Impact analysis: CVE-2021-37625

Published on Aug 5, 2021

Background

Security issues happen, and one of them happened at Skytable last week. It began with my friend Martin writing a C# driver for Skytable. We were deep into discussing the implementation when he said that he wanted to include TLS as a part of the driver, which would obviously be an amazing thing to have.

So, we issued self-signed certificates and he started working on the TLS component for the driver (since I’m not a C# person in any way, I continued my work on the core codebase). About a while later he sent me a message and if I remember well, it said “Something really bad is happening when I try to send a TLS connection.”

I initially thought it was a Windows issue because he was using .NET on a Windows machine and we’ve had all kinds of funky issues in the past with Windows machines (especially the slow release of file locks which caused many crashes). I asked if he could reproduce it on his machine, and he could. I asked him to send over the source code which he did almost immediately.

Because I haven’t hit the ground with C# for a while, I had to set up the .NET framework on my machine and set up the breaking environment. So, the moment came – and I started the database server and then ran dotnet run – and I was wonderstruck to see the server just exiting gracefully, even without an error message!

So, this was definitely not a Windows issue – but we were doing something wrong! Now we got our hands deep into traces – to find out what exactly was happening. Looking at the first few logs, things weren’t immediately clear. So I added an extreme level of logging, even in the destructors and the start/end of function calls. This is when I discovered something funny happening – the connection loop terminated on its own! Shortly, I discovered the erroneous logic – a return that was to be ignored was being propagated resulting in erroneous control flow. So now, immediately realizing that this was a possible DoS attack vector – I quickly proceeded to treat it as per our security policy.

Impact analysis

Daniel asked me a good question – who exactly is affected by this vulnerability? Here’s the (longform) answer. Almost every application architecture has the following general layout:

Architecture

Here, the clients can never have direct connection to the database servers, and this is always the correct thing to do: you never want to expose your database servers to the outside world. Even if your app and database are running on the same machine, you should always firewall your database port.

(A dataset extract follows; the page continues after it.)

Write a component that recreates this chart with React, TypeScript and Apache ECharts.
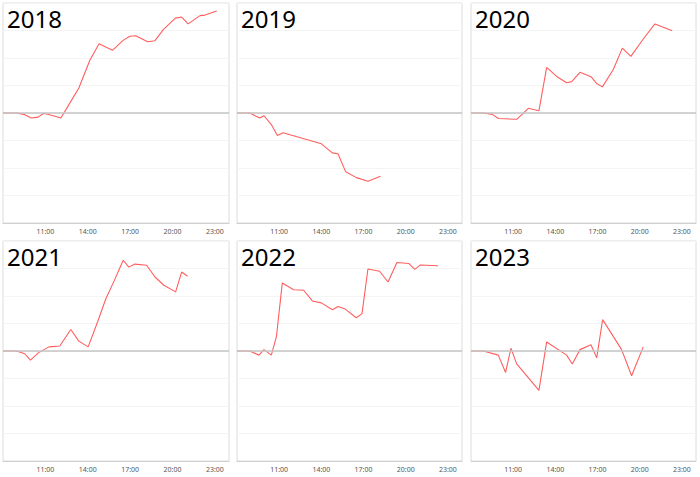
import React, { useEffect, useRef } from "react";
import * as echarts from "echarts";

// Years shown in panels
const years = ["2018", "2019", "2020", "2021", "2022", "2023"];

// X tick labels (hours)
const xTicks = [11, 14, 17, 20, 23];

// Time of day (hours) and values (in grid-line units) per year
const t2018 = [8.0, 8.95, 9.54, 10.0, 10.48, 10.9, 11.55, 12.1, 12.73, 13.37, 14.15, 14.8, 15.75, 16.5, 16.98, 17.4, 18.24, 18.76, 19.35, 20.2, 20.65, 21.1, 21.95, 22.3, 23.13];
const v2018 = [0, 0, -0.06, -0.18, -0.15, -0.01, -0.1, -0.18, 0.36, 0.91, 1.92, 2.52, 2.28, 2.64, 2.79, 2.81, 2.59, 2.63, 3.03, 3.45, 3.49, 3.24, 3.54, 3.56, 3.71];

const t2019 = [8.0, 8.9, 9.61, 9.92, 10.44, 10.87, 11.27, 14.0, 14.78, 15.18, 15.73, 16.49, 17.31, 18.21];
const v2019 = [0, 0, -0.18, -0.1, -0.42, -0.82, -0.72, -1.12, -1.45, -1.48, -2.14, -2.35, -2.48, -2.3];

const t2020 = [8.0, 8.88, 9.52, 9.94, 11.25, 12.08, 12.83, 13.38, 14.09, 14.8, 15.16, 15.75, 16.53, 16.94, 17.34, 18.12, 18.76, 19.37, 20.25, 21.08, 22.31];
const v2020 = [0, 0, -0.05, -0.2, -0.23, 0.17, 0.08, 1.66, 1.33, 1.1, 1.14, 1.48, 1.32, 1.07, 0.95, 1.58, 2.36, 2.06, 2.69, 3.24, 2.99];

const t2021 = [8.0, 8.95, 9.54, 9.94, 10.55, 11.26, 12.02, 12.8, 13.37, 14.03, 14.74, 15.28, 15.87, 16.51, 16.91, 17.34, 18.17, 18.76, 19.39, 20.22, 20.65, 21.07];
const v2021 = [0, 0, -0.1, -0.33, -0.05, 0.15, 0.18, 0.78, 0.36, 0.15, 1.12, 1.9, 2.55, 3.3, 3.05, 3.16, 3.12, 2.69, 2.39, 2.15, 2.87, 2.72];

const t2022 = [8.0, 8.9, 9.56, 9.92, 10.44, 10.8, 11.22, 12.03, 12.74, 13.36, 14.0, 14.78, 15.18, 15.65, 16.48, 16.89, 17.31, 18.14, 18.74, 19.37, 20.23, 20.64, 21.04, 22.29];
const v2022 = [0, 0, -0.15, 0.05, -0.15, 0.51, 2.47, 2.23, 2.21, 1.82, 1.75, 1.5, 1.62, 1.54, 1.21, 1.36, 2.98, 2.9, 2.51, 3.22, 3.18, 2.97, 3.13, 3.1];

const t2023 = [8.0, 8.88, 9.94, 10.46, 10.84, 11.25, 12.83, 13.38, 14.8, 15.2, 15.75, 16.53, 16.94, 17.36, 18.71, 19.42, 20.25];
const v2023 = [0, 0, -0.15, -0.78, 0.1, -0.47, -1.43, 0.33, -0.15, -0.47, 0.05, 0.23, -0.25, 1.14, 0.05, -0.9, 0.15];

const times = [t2018, t2019, t2020, t2021, t2022, t2023];
const values = [v2018, v2019, v2020, v2021, v2022, v2023];

const panelLefts = [3, 237, 471];
const panelTops = [3, 241];
const panelWidths = [226, 225, 225];
const panelHeight = 220;

export default function App() {
  const ref = useRef<HTMLDivElement>(null);
  useEffect(() => {
    if (!ref.current) return;
    const chart = echarts.init(ref.current, undefined, { renderer: "svg" });
    const grids: any[] = [];
    const xAxes: any[] = [];
    const yAxes: any[] = [];
    const series: any[] = [];
    const titles: any[] = [];
    years.forEach((y, i) => {
      const col = i % 3;
      const row = Math.floor(i / 3);
      grids.push({
        left: panelLefts[col],
        top: panelTops[row],
        width: panelWidths[col],
        height: panelHeight,
        show: true,
        borderColor: "#dcdcdc",
        borderWidth: 1,
        backgroundColor: "#fff",
      });
      xAxes.push({
        type: "value",
        gridIndex: i,
        min: 8,
        max: 24,
        interval: 3,
        axisLine: { show: true, onZero: false, lineStyle: { color: "#cfcfcf", width: 1 } },
        axisTick: { show: false },
        splitLine: { show: false },
        axisLabel: {
          fontSize: 7,
          color: "#555",
          margin: 5,
          fontFamily: "Noto Sans",
          formatter: (v: number) => (xTicks.indexOf(v) >= 0 ? `${v}:00` : ""),
        },
      });
      yAxes.push({
        type: "value",
        gridIndex: i,
        min: -4,
        max: 4,
        interval: 1,
        axisLine: { show: false },
        axisTick: { show: false },
        axisLabel: { show: false },
        splitLine: { show: true, lineStyle: { color: "#f4f4f4", width: 1 } },
      });
      series.push({
        type: "line",
        xAxisIndex: i,
        yAxisIndex: i,
        data: times[i].map((t, k) => [t, values[i][k]]),
        showSymbol: false,
        symbol: "none",
        lineStyle: { color: "#ff5e5e", width: 1.1 },
        itemStyle: { color: "#ff5e5e" },
        markLine: {
          silent: true,
          symbol: ["none", "none"],
          label: { show: false },
          lineStyle: { color: "#c4c4c4", width: 1.5, type: "solid" },
          data: [{ yAxis: 0 }],
        },
      });
      titles.push({
        text: y,
        left: panelLefts[col] + 4,
        top: panelTops[row] + 3,
        padding: 0,
        textStyle: { fontSize: 24, fontWeight: "normal", color: "#000", fontFamily: "Noto Sans" },
      });
    });
    chart.setOption({
      animation: false,
      backgroundColor: "#fff",
      title: titles,
      grid: grids,
      xAxis: xAxes,
      yAxis: yAxes,
      series,
    });
    return () => chart.dispose();
  }, []);
  return (
    <div
      ref={ref}
      style={{ position: "absolute", left: 0, top: 0, width: 700, height: 477 }}
    />
  );
}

If this is your architecture, you will never be impacted by this vulnerability.

However, if your architecture involves directly exposing your database server to the world, which is generally not a need (but more of a mistake at times) – then you may be impacted by this vulnerability. At the time of discovery, the most easily exploitable method was to use the TLS component and make the client send no certificates. The other sophisticated attack was to build a specially crafted TCP packet that triggered the application layer backoff algorithm. For the purposes of brevity, we will not discuss them here.

Quick FAQ

1: So I won’t be impacted if my database servers are hidden from the outside world and only accessible to my application servers? Correct

2: Will using this exploit lead to leakage of personal data or confidential data from my database? No. This is only a DoS attack and does not involve any such exposure

Final notes

If you haven’t already, upgrade to the latest release which has this vulnerability patched (backport) or use this patch: CVE-2021-37625.patch. You can take a look at the official report on the CVE list. Finally, from our information collection and analysis, we conclude that this vulnerability has not been exploited in the wild and you can be sure that we take security issues with the highest level of priority.